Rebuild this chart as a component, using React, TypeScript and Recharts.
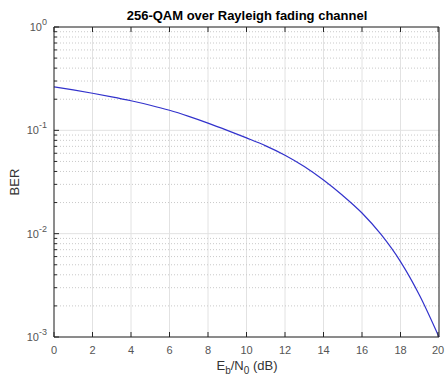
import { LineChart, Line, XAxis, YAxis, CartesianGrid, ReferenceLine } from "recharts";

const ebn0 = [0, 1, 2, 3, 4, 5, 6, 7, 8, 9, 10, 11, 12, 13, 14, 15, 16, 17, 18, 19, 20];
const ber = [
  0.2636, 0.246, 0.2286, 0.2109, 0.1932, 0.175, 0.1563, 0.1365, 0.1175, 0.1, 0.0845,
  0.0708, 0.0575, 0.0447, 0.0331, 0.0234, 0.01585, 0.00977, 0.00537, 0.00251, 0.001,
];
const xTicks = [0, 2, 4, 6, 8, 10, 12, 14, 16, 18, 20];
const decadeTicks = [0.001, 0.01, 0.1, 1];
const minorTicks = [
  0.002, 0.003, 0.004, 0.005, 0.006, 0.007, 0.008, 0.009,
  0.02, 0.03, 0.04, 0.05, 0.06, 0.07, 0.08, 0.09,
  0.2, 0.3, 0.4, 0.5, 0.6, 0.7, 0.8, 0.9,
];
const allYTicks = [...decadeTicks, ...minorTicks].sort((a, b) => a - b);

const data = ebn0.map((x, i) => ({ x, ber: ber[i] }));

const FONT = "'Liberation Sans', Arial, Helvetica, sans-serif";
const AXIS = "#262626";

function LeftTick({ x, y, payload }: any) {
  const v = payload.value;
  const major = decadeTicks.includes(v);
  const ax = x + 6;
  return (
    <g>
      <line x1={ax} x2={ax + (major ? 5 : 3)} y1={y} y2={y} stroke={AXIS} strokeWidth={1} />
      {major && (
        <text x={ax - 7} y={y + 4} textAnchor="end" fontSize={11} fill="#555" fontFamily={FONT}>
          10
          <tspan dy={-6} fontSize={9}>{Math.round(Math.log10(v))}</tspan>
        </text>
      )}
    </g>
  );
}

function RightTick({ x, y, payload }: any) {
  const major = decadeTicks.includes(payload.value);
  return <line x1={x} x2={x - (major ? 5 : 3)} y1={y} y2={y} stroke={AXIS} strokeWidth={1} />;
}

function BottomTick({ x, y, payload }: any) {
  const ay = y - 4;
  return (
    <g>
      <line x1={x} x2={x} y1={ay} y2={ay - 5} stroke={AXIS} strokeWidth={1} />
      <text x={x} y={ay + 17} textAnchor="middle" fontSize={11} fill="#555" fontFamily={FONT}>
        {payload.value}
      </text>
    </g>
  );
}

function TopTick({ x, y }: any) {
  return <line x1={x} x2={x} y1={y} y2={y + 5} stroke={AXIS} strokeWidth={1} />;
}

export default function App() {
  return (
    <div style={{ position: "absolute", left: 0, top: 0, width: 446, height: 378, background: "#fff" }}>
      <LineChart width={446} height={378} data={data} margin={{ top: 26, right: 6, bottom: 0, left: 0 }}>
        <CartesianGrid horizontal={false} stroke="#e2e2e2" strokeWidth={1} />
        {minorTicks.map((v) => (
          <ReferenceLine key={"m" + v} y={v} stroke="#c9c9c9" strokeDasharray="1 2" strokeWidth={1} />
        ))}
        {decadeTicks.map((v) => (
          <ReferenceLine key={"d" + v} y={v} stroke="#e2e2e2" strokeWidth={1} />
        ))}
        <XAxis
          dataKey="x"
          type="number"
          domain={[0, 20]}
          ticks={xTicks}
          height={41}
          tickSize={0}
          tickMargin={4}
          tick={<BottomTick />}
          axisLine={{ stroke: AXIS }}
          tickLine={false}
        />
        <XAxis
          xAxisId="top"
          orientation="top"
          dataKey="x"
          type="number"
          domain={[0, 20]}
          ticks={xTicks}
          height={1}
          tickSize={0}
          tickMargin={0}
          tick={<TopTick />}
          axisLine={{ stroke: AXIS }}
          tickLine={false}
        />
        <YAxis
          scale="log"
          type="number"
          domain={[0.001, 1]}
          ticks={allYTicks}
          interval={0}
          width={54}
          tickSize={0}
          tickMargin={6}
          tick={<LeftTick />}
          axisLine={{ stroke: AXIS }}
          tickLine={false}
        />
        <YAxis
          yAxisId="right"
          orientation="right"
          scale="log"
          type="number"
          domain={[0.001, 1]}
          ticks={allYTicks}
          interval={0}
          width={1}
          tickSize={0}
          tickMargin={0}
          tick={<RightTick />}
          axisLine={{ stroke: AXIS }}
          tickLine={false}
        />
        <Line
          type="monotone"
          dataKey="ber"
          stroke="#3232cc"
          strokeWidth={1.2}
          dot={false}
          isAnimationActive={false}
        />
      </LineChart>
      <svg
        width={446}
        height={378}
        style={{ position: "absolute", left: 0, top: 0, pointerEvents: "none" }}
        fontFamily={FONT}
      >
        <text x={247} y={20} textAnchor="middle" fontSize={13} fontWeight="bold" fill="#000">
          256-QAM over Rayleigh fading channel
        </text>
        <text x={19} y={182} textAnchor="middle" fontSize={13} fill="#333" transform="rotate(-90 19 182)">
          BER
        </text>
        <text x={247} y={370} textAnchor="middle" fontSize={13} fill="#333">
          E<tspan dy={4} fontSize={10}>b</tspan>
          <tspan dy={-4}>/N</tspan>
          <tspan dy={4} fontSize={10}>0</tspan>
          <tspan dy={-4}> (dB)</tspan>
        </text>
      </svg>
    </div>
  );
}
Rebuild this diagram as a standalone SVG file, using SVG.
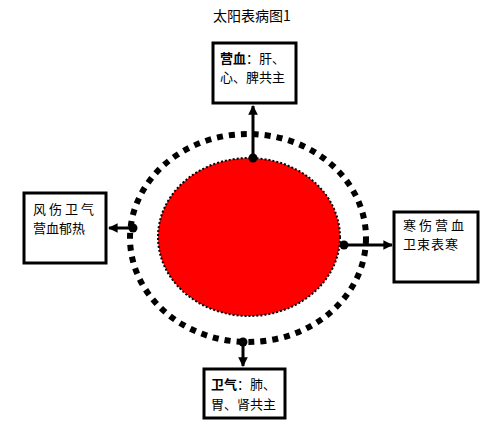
+++++
What you are asked to do:
Restate each line of the records exactly; pictures do not belong in the copy.

Written solution:
Rebuild this chart as a component, using React, TypeScript and Recharts.
import { LineChart, Line, XAxis, YAxis, CartesianGrid, ReferenceLine } from "recharts";

const ebn0 = [0, 1, 2, 3, 4, 5, 6, 7, 8, 9, 10, 11, 12, 13, 14, 15, 16, 17, 18, 19, 20];
const ber = [
  0.2636, 0.246, 0.2286, 0.2109, 0.1932, 0.175, 0.1563, 0.1365, 0.1175, 0.1, 0.0845,
  0.0708, 0.0575, 0.0447, 0.0331, 0.0234, 0.01585, 0.00977, 0.00537, 0.00251, 0.001,
];
const xTicks = [0, 2, 4, 6, 8, 10, 12, 14, 16, 18, 20];
const decadeTicks = [0.001, 0.01, 0.1, 1];
const minorTicks = [
  0.002, 0.003, 0.004, 0.005, 0.006, 0.007, 0.008, 0.009,
  0.02, 0.03, 0.04, 0.05, 0.06, 0.07, 0.08, 0.09,
  0.2, 0.3, 0.4, 0.5, 0.6, 0.7, 0.8, 0.9,
];
const allYTicks = [...decadeTicks, ...minorTicks].sort((a, b) => a - b);

const data = ebn0.map((x, i) => ({ x, ber: ber[i] }));

const FONT = "'Liberation Sans', Arial, Helvetica, sans-serif";
const AXIS = "#262626";

function LeftTick({ x, y, payload }: any) {
  const v = payload.value;
  const major = decadeTicks.includes(v);
  const ax = x + 6;
  return (
    <g>
      <line x1={ax} x2={ax + (major ? 5 : 3)} y1={y} y2={y} stroke={AXIS} strokeWidth={1} />
      {major && (
        <text x={ax - 7} y={y + 4} textAnchor="end" fontSize={11} fill="#555" fontFamily={FONT}>
          10
          <tspan dy={-6} fontSize={9}>{Math.round(Math.log10(v))}</tspan>
        </text>
      )}
    </g>
  );
}

function RightTick({ x, y, payload }: any) {
  const major = decadeTicks.includes(payload.value);
  return <line x1={x} x2={x - (major ? 5 : 3)} y1={y} y2={y} stroke={AXIS} strokeWidth={1} />;
}

function BottomTick({ x, y, payload }: any) {
  const ay = y - 4;
  return (
    <g>
      <line x1={x} x2={x} y1={ay} y2={ay - 5} stroke={AXIS} strokeWidth={1} />
      <text x={x} y={ay + 17} textAnchor="middle" fontSize={11} fill="#555" fontFamily={FONT}>
        {payload.value}
      </text>
    </g>
  );
}

function TopTick({ x, y }: any) {
  return <line x1={x} x2={x} y1={y} y2={y + 5} stroke={AXIS} strokeWidth={1} />;
}

export default function App() {
  return (
    <div style={{ position: "absolute", left: 0, top: 0, width: 446, height: 378, background: "#fff" }}>
      <LineChart width={446} height={378} data={data} margin={{ top: 26, right: 6, bottom: 0, left: 0 }}>
        <CartesianGrid horizontal={false} stroke="#e2e2e2" strokeWidth={1} />
        {minorTicks.map((v) => (
          <ReferenceLine key={"m" + v} y={v} stroke="#c9c9c9" strokeDasharray="1 2" strokeWidth={1} />
        ))}
        {decadeTicks.map((v) => (
          <ReferenceLine key={"d" + v} y={v} stroke="#e2e2e2" strokeWidth={1} />
        ))}
        <XAxis
          dataKey="x"
          type="number"
          domain={[0, 20]}
          ticks={xTicks}
          height={41}
          tickSize={0}
          tickMargin={4}
          tick={<BottomTick />}
          axisLine={{ stroke: AXIS }}
          tickLine={false}
        />
        <XAxis
          xAxisId="top"
          orientation="top"
          dataKey="x"
          type="number"
          domain={[0, 20]}
          ticks={xTicks}
          height={1}
          tickSize={0}
          tickMargin={0}
          tick={<TopTick />}
          axisLine={{ stroke: AXIS }}
          tickLine={false}
        />
        <YAxis
          scale="log"
          type="number"
          domain={[0.001, 1]}
          ticks={allYTicks}
          interval={0}
          width={54}
          tickSize={0}
          tickMargin={6}
          tick={<LeftTick />}
          axisLine={{ stroke: AXIS }}
          tickLine={false}
        />
        <YAxis
          yAxisId="right"
          orientation="right"
          scale="log"
          type="number"
          domain={[0.001, 1]}
          ticks={allYTicks}
          interval={0}
          width={1}
          tickSize={0}
          tickMargin={0}
          tick={<RightTick />}
          axisLine={{ stroke: AXIS }}
          tickLine={false}
        />
        <Line
          type="monotone"
          dataKey="ber"
          stroke="#3232cc"
          strokeWidth={1.2}
          dot={false}
          isAnimationActive={false}
        />
      </LineChart>
      <svg
        width={446}
        height={378}
        style={{ position: "absolute", left: 0, top: 0, pointerEvents: "none" }}
        fontFamily={FONT}
      >
        <text x={247} y={20} textAnchor="middle" fontSize={13} fontWeight="bold" fill="#000">
          256-QAM over Rayleigh fading channel
        </text>
        <text x={19} y={182} textAnchor="middle" fontSize={13} fill="#333" transform="rotate(-90 19 182)">
          BER
        </text>
        <text x={247} y={370} textAnchor="middle" fontSize={13} fill="#333">
          E<tspan dy={4} fontSize={10}>b</tspan>
          <tspan dy={-4}>/N</tspan>
          <tspan dy={4} fontSize={10}>0</tspan>
          <tspan dy={-4}> (dB)</tspan>
        </text>
      </svg>
    </div>
  );
}
Rebuild this diagram as a standalone SVG file, using SVG.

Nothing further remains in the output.